In re Muir Training Technologies, Inc., 120 B.R. 154, 158-59 (Bankr.S.D.Cal.1990); see also In re Victoria Station Inc., 88 B.R. 231, 236 (Bankr. 9th Cir.1988), aff'd, 875 F.2d 1380 (9th Cir.1989); In re S & M Food Services, Inc., 117 B.R. 497, 498 (Bankr.E.D.Mo.1990); In re Babylon Limited Partnership, 76 B.R. 270, 274-75 (Bankr.S.D.N.Y.1987); In re Wedtech Corp., 72 B.R. 464, 471-72 (Bankr.S.D.N.Y. 1987); cf. Theatre Holding, 681 F.2d at 105-06.

Escondido suggests that only a couple of factors, favoring the lessor, are relevant to § 365(d) (4). Those courts that have considered the question fully, however, have uniformly adopted a more balanced list of factors. The factors put forth by Escondido are generally within this list, and there seems to be little, if any, dispute concerning these factors in the case law. Escondido has therefore failed to establish that a controlling question of law is at issue over which there is a substantial ground for difference of opinion.

Escondido has, however, established that this proceeding involves an "exceptional circumstance" justifying immediate review. See In re Johns-Manville, 47 B.R. at 961. Escondido argues, and the Court agrees, that the Bankruptcy Court failed to weigh the above factors properly, in light of the lessors' concerns set forth at the September 5 hearing. Instead of examining the evidence presented by those who objected to the extension to determine if cause existed, the court stated that it would not "focus simply on one lease at a time." Transcript 127. The focus on Best's desire to formulate and test its business plan at the expense of the shopping center owners, and without a proper consideration of their concerns, is improper under § 365(d) (4).

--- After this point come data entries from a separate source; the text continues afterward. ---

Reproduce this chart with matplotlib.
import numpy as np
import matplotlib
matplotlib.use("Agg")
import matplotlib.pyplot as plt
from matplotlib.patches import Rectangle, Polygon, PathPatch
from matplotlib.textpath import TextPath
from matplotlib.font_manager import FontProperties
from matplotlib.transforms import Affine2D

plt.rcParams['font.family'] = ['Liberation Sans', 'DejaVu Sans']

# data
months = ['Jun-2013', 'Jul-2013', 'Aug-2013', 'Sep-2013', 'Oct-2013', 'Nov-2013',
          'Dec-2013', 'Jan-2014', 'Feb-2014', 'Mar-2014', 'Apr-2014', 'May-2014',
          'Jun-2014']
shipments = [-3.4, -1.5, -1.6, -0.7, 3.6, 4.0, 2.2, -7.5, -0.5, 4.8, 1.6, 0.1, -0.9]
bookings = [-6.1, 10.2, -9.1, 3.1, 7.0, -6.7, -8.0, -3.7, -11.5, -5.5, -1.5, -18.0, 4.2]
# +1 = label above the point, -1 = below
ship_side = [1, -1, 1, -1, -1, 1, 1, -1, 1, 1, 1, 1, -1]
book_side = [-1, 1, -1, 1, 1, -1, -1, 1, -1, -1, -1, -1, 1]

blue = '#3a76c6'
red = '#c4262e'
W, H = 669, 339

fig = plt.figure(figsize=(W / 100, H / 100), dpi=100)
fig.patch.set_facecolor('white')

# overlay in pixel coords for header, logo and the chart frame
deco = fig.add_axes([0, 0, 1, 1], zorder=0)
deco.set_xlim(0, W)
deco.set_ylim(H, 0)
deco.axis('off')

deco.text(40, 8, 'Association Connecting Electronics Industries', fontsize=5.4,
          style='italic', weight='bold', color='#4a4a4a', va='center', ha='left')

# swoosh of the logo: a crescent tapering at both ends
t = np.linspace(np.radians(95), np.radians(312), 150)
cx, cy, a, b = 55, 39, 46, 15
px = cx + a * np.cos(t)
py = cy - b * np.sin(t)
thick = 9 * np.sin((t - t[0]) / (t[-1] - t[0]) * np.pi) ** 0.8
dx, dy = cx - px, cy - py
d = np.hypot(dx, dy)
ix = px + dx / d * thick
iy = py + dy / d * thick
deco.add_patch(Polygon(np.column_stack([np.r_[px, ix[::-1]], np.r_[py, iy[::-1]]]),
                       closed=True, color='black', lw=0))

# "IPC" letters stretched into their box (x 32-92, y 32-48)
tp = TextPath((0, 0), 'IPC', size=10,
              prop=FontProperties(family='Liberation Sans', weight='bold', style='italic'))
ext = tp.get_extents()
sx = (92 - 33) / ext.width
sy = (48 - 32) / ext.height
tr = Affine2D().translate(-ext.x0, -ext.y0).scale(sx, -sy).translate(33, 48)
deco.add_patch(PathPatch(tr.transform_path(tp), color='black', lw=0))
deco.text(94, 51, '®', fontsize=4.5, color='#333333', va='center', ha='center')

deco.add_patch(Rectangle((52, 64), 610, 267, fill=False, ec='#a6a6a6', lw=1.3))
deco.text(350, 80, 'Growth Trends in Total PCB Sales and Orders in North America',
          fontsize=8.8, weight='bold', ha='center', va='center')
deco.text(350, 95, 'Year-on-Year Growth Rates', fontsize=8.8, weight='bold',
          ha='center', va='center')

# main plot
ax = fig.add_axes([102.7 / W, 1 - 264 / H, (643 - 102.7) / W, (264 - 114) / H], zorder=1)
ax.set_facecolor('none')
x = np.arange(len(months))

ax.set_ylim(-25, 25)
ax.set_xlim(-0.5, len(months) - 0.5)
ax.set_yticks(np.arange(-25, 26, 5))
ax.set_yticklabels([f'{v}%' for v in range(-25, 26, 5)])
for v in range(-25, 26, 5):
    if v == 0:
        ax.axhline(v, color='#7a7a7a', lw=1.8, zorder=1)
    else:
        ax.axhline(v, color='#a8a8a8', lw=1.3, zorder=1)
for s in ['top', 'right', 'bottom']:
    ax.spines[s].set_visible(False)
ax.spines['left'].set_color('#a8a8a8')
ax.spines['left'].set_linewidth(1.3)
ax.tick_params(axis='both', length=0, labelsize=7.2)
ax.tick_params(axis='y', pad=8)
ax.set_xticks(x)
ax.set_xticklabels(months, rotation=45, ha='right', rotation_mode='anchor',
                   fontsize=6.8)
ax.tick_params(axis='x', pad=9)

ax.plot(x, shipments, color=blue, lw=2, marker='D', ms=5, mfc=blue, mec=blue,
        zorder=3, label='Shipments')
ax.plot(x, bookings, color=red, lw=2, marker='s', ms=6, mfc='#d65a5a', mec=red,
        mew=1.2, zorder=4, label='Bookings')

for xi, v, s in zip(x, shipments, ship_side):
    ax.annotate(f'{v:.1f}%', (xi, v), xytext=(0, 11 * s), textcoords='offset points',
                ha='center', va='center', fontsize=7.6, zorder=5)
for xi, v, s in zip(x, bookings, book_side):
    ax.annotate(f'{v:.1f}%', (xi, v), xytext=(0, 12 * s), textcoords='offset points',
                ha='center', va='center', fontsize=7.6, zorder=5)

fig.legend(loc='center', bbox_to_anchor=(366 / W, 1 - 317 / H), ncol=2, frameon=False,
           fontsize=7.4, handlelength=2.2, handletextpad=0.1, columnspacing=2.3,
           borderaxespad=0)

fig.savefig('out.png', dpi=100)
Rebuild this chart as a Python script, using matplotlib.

Therefore, Escondido's motion for leave for appeal is granted. The appeal is remanded to the Bankruptcy Court for further factual findings and a weighing of the above factors in a manner not inconsistent with this opinion.

Conclusion

For the reasons set forth above, leave for Escondido to appeal from the Bankruptcy Court's extension of the time within which Best may assume or reject its lease with Escondido is granted. The appeal is remanded for proceedings consistent with this opinion.

It is so ordered.

NOTES

[1] At a hearing on the extension order at issue, Escondido's trustee and managing agent stated that the lease expired in 1995, with "four or five year options." Transcript 76 (Sept. 5, 1991).